Maria Repnikova’s 2018 article in “China’s response to America’s retreat” argues that the US retreat from the global order does not automatically mean the rise of China. She supports her argument by stating that, despite the common view on Chinese expansion on its Road and Belt Initiative, there have been downward trends in Chinese investment overall, due to its domestic economic woes.
This poses the questions of how and in what manner China manufactures its soft power, not, as Nye says, through “voluntary attraction” but through economic coercion. This Chinese state behaviour is also true in many African countries that are under financial debt to China.
China’s soft power often relies more on material incentives than shared values. For example, China’s concept of Chinese-style modernization, non-interference, and multi-polarity does not provide a model that other countries can adopt. For example, the US model of development provided a template (life, liberty, and pursuit of happiness) coupled with a neo-liberal economy, rather than the Chinese state-structured control of all aspects of an individual's life. China does not want to shift such ideological principles, because that means revolt in China, and that would take the power away from the state-controlled mechanism, which suits the Chinese Communist Party (CCP).
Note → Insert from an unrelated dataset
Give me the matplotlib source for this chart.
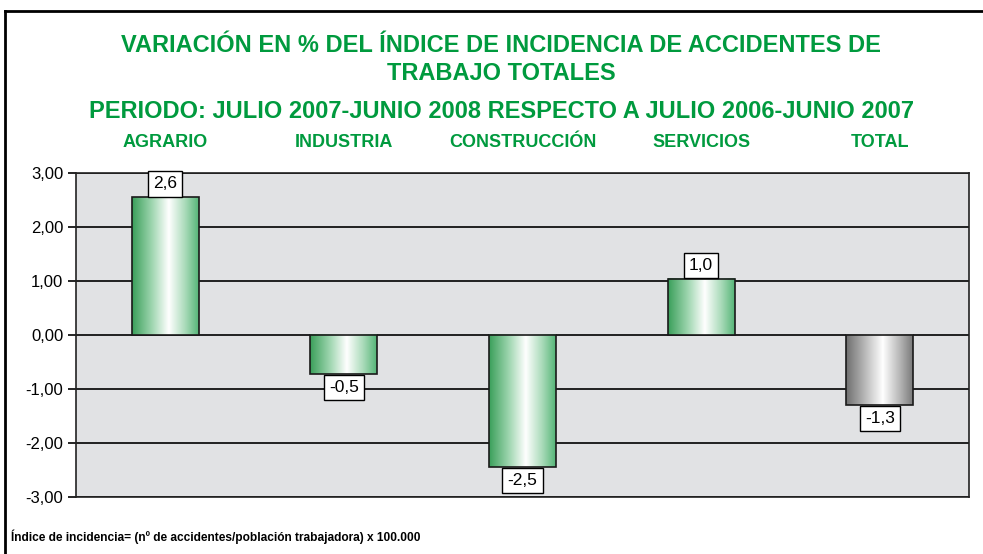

China’s economic strength is expected to remain a defining feature of the global economy into the next decade.
In short, while China is flexing its economic muscles through the Road and Belt Initiative, it is also investing in soft power through educational and cultural programs. One thing is for sure: China is not going anywhere in the Global Order. The question is not whether China will rise; it already has, but whether the United States can restore the credibility and consistency needed to sustain its leadership in an increasingly fragmented global order and gain the respect of its allies in the years to come.